What the task asks: Using the data that follows, return exactly the lines from the one that contains "Clone this chart in D3.js." through the one that contains "const dx = 23.5, dy = -18;", ends included.

*** Raw data

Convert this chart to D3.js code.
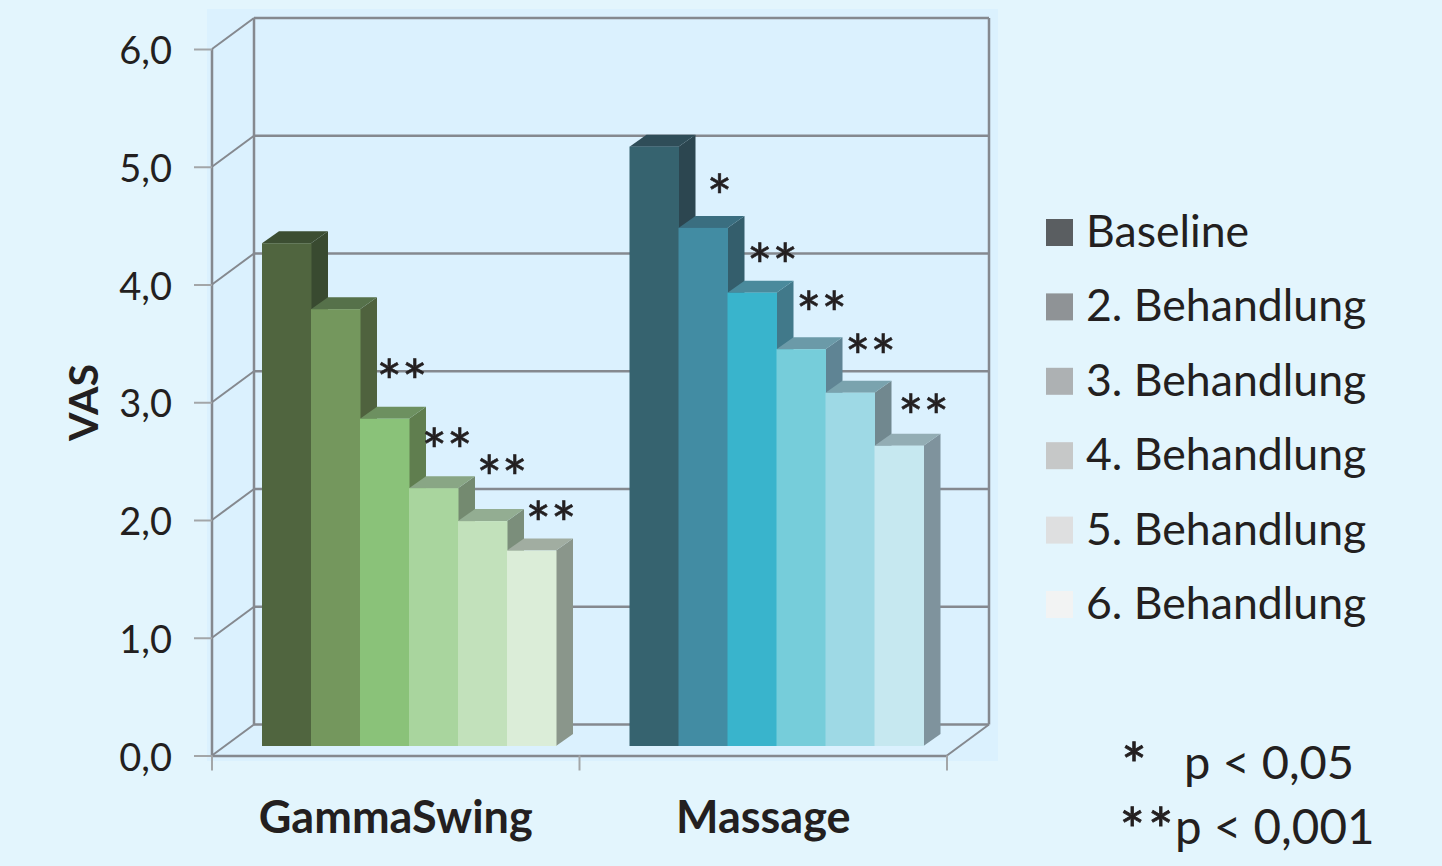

******
*** Raw data

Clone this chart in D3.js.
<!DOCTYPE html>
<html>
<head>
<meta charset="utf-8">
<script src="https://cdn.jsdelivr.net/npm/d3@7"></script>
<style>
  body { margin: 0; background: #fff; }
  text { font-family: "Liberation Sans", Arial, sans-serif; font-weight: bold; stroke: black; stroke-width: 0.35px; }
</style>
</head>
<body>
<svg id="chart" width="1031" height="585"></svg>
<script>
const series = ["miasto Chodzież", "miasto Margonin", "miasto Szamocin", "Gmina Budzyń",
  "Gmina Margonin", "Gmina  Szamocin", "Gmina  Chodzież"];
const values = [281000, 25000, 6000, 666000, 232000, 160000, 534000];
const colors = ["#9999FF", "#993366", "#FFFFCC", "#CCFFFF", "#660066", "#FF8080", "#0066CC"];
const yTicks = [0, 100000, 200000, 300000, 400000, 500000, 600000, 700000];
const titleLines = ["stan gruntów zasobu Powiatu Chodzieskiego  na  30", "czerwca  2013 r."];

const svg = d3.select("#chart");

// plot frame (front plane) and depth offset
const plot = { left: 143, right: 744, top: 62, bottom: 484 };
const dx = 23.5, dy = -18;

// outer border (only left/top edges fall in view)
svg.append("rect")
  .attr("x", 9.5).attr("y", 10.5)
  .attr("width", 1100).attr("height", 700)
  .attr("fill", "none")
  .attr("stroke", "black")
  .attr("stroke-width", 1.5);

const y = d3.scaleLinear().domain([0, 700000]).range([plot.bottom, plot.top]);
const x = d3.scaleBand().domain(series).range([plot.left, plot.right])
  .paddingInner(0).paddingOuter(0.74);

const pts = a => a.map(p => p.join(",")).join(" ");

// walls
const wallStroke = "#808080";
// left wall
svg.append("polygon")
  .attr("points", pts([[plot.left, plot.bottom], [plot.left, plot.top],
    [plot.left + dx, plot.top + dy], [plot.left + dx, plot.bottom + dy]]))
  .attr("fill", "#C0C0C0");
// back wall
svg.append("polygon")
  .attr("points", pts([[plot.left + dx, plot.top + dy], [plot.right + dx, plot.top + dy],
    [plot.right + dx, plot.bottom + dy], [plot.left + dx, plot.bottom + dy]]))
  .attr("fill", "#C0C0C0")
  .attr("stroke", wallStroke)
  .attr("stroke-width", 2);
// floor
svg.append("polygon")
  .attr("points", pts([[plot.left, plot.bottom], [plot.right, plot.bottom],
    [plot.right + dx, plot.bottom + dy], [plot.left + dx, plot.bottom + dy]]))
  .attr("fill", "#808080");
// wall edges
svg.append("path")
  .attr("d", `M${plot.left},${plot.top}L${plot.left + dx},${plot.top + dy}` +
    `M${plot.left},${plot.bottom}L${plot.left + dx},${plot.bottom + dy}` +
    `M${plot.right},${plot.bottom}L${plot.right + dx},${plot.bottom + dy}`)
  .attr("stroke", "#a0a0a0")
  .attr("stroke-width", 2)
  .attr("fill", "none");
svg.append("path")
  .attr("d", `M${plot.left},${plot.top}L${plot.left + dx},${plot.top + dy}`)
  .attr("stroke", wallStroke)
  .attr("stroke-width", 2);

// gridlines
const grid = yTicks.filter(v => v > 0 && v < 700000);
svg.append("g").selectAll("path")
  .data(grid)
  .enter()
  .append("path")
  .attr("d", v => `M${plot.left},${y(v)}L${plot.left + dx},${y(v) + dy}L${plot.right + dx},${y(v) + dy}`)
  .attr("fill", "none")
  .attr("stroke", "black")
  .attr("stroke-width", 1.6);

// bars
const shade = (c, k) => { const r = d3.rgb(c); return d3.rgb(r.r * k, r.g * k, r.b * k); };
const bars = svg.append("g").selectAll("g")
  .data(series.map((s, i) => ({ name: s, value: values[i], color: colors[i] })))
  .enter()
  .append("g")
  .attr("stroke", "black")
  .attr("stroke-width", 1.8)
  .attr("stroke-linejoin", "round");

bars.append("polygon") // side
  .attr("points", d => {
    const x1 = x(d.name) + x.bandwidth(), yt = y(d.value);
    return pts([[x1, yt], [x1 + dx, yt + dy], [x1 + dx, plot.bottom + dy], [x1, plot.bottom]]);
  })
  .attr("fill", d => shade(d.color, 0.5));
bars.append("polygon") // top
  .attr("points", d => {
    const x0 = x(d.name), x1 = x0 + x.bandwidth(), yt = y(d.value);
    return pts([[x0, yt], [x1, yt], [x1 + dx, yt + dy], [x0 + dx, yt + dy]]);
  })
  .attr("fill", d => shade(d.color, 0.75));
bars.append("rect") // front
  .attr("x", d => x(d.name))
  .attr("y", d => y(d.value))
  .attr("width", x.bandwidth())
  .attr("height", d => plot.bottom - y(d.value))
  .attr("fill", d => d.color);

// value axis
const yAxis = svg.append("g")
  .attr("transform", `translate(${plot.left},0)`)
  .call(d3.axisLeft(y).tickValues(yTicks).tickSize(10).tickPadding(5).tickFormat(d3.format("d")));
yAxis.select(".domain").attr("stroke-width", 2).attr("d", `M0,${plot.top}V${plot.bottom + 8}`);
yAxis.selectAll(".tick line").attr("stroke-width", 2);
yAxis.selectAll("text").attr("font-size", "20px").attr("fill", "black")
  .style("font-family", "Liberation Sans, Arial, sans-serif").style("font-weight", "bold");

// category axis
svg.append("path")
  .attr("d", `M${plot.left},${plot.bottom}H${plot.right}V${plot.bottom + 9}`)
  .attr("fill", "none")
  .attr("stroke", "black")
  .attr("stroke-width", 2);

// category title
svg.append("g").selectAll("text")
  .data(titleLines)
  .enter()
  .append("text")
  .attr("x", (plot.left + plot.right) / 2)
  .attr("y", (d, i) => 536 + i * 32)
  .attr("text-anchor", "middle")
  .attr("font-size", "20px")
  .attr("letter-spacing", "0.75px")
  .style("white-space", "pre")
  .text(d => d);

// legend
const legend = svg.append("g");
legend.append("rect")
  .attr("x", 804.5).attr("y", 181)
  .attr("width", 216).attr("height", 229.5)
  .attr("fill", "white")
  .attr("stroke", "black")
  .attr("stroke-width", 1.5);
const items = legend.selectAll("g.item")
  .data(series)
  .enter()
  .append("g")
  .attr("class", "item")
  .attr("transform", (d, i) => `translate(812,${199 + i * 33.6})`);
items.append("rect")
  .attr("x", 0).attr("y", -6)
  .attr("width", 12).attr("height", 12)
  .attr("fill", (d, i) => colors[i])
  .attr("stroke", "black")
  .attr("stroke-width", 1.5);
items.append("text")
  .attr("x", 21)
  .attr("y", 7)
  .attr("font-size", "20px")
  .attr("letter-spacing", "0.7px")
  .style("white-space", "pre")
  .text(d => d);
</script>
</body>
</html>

******
*** Raw data

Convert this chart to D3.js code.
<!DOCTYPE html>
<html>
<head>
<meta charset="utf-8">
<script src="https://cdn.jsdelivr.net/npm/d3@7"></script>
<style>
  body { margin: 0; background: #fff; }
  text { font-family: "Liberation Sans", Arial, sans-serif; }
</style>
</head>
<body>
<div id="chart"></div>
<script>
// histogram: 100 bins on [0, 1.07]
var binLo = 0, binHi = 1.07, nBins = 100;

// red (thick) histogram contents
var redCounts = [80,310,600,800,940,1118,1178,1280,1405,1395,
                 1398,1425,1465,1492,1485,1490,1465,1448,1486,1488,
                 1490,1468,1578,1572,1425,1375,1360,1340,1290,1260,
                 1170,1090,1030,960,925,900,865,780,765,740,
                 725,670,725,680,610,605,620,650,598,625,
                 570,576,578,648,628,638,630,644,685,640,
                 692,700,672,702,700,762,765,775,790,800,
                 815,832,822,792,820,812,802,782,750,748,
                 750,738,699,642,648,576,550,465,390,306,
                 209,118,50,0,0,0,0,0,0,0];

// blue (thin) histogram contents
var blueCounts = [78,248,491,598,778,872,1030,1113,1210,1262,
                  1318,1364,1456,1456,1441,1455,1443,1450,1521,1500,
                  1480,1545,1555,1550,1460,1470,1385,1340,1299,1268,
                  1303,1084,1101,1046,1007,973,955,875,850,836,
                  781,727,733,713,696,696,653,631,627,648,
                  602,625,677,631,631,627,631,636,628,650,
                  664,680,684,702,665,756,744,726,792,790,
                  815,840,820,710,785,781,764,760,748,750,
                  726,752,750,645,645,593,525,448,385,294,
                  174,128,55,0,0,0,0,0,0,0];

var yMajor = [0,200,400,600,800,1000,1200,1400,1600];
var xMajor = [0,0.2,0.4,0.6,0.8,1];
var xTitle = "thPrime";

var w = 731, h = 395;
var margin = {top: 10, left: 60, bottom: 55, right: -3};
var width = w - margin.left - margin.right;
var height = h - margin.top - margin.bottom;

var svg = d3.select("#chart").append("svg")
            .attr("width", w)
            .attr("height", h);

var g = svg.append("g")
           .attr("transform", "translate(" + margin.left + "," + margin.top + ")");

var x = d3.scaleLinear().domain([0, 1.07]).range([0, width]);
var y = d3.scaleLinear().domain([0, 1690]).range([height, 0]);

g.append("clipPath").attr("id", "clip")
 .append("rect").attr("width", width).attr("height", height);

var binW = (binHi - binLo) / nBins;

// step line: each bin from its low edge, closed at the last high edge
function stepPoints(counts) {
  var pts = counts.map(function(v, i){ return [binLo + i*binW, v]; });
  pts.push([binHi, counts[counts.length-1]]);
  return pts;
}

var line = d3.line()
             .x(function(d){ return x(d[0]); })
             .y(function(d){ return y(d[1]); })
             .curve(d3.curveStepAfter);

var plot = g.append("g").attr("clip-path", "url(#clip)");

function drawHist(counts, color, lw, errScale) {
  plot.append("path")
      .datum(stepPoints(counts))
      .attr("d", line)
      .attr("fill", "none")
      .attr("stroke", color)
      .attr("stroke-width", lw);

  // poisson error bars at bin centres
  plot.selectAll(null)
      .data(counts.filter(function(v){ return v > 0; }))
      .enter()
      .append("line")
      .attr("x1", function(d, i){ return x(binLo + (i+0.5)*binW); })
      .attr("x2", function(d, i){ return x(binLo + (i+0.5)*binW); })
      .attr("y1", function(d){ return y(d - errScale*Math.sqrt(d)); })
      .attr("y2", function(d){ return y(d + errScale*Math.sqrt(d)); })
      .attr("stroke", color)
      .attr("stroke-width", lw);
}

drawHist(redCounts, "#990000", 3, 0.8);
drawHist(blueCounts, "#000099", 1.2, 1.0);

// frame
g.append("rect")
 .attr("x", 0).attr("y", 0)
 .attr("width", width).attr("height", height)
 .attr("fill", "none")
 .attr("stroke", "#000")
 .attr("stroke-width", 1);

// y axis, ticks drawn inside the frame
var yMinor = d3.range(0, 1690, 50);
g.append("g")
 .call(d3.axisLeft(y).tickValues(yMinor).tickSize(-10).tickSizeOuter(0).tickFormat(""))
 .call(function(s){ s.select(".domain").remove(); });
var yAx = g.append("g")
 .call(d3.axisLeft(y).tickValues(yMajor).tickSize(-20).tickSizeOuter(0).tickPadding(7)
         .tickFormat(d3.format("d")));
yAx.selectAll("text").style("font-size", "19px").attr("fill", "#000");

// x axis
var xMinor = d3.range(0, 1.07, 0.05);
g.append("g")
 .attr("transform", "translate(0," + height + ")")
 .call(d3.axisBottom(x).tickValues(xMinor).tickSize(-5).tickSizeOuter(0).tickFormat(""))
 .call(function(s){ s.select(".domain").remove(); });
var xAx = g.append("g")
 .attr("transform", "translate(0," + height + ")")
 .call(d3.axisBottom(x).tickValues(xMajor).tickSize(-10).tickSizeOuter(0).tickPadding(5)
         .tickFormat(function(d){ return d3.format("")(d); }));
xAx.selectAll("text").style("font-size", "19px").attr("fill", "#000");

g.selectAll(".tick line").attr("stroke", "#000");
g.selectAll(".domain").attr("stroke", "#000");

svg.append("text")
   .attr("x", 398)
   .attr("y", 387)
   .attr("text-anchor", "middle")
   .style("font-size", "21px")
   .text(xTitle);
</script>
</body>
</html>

******

Reply:
Clone this chart in D3.js.
<!DOCTYPE html>
<html>
<head>
<meta charset="utf-8">
<script src="https://cdn.jsdelivr.net/npm/d3@7"></script>
<style>
  body { margin: 0; background: #fff; }
  text { font-family: "Liberation Sans", Arial, sans-serif; font-weight: bold; stroke: black; stroke-width: 0.35px; }
</style>
</head>
<body>
<svg id="chart" width="1031" height="585"></svg>
<script>
const series = ["miasto Chodzież", "miasto Margonin", "miasto Szamocin", "Gmina Budzyń",
  "Gmina Margonin", "Gmina  Szamocin", "Gmina  Chodzież"];
const values = [281000, 25000, 6000, 666000, 232000, 160000, 534000];
const colors = ["#9999FF", "#993366", "#FFFFCC", "#CCFFFF", "#660066", "#FF8080", "#0066CC"];
const yTicks = [0, 100000, 200000, 300000, 400000, 500000, 600000, 700000];
const titleLines = ["stan gruntów zasobu Powiatu Chodzieskiego  na  30", "czerwca  2013 r."];

const svg = d3.select("#chart");

// plot frame (front plane) and depth offset
const plot = { left: 143, right: 744, top: 62, bottom: 484 };
const dx = 23.5, dy = -18;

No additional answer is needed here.